McGraw was a loner, a tough man who did not carry a gun. He was "not officially a private detective", but "he accepted all sorts of dangerous jobs for pay." Lovejoy said that he felt "quite strongly that a leading character in a present-day TV series who gets involved regularly in dangerous situations should solve them maturely, ethically and realistically." Thus, when McGraw was confronted by someone holding a gun, he was likely to leap for safety rather than trying to take the weapon away.

McGraw's loner nature meant that no matter how he might become involved with anyone during an episode, "at the end of each episode he moved on."

==Episodes==

Selected episodes of Meet McGraw
| Date | Title |
|---|---|
| July 2, 1957 | "The New Orleans Story" |
| April 22, 1958 | "Rare Perfume" (Alternate title: "The Disappearance" |

== Schedule ==
The July debut of Meet McGraw was unusual, as new TV series customarily began in September or October. The trade publication Variety called the move a "calculated gamble". Sponsor Procter & Gamble felt that the advance start would allow the show to accumulate an audience before competing shows began their seasons.
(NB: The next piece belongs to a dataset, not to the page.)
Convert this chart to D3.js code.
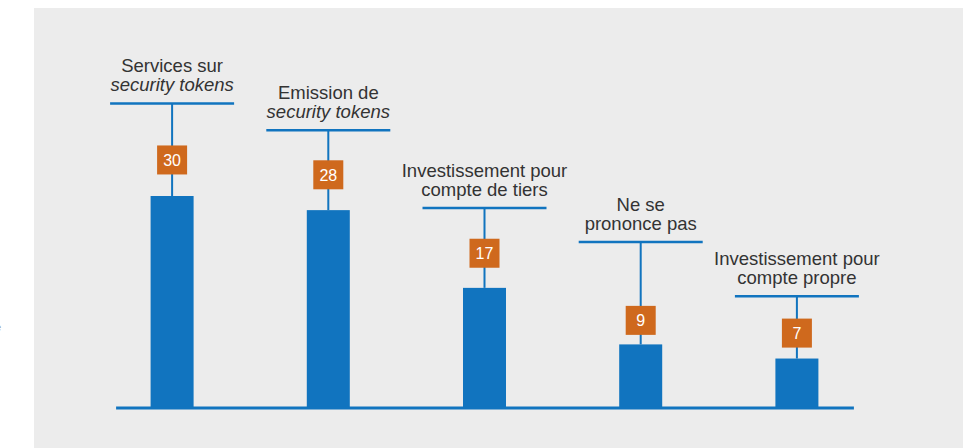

Variety noted that because of Procter & Gamble's "traditional bellwether role in the industry as an innovator in new radio-TV time-buying techniques" the experiment would "be watched with considerable interest by the networks and agencies."

The NBC broadcasts were from 9 to 9:30 p.m. Eastern Time on Tuesdays. Reruns on ABC were initially from 10 to 10:30 p.m. ET on Sundays. In January 1959 they were from 9:30 to 10 p.m. ET on Sundays. February - September 1959 episodes were shown from 10:30 to 11 p.m. ET on Sundays, and the October 1959 episodes were from 9 to 9:30 p.m. ET on Thursdays.

== Production ==
Warren Lewis and Sharpe were the producers. John Peyser was the director, and E. Jack Neuman was the writer. Harold Arlen and Johnny Mercer wrote the program's theme, "One for My Baby". Thirty-three episodes were made in black-and-white, filmed at Desilu studios in Hollywood.

When Procter & Gamble decided to eliminate its Tuesday night programs, that ended the original run of the series even though "ratings were good". ABC bought the films to show as reruns.

==Critical response==
A review in The New York Times described Lovejoy as "a competent actor" and added "He deserves much better than Meet McGraw."

A newspaper article distributed by NEA noted that the program appealed to both men and women viewers, but for different reasons: "Male fans envy his lack of responsibilities, and he's fascinating to women who are probably thinking they'd like to corral him into more permanent surroundings."

Arthur Grace wrote in The Miami News, "Meet McGraw was weak in story lines but still a rewarding series thanks to Lovejoy's acting abilities and good dialogue."

A Variety review of the first episode described it as "formula stuff". It added that the story wasted the talents of the actors and the director.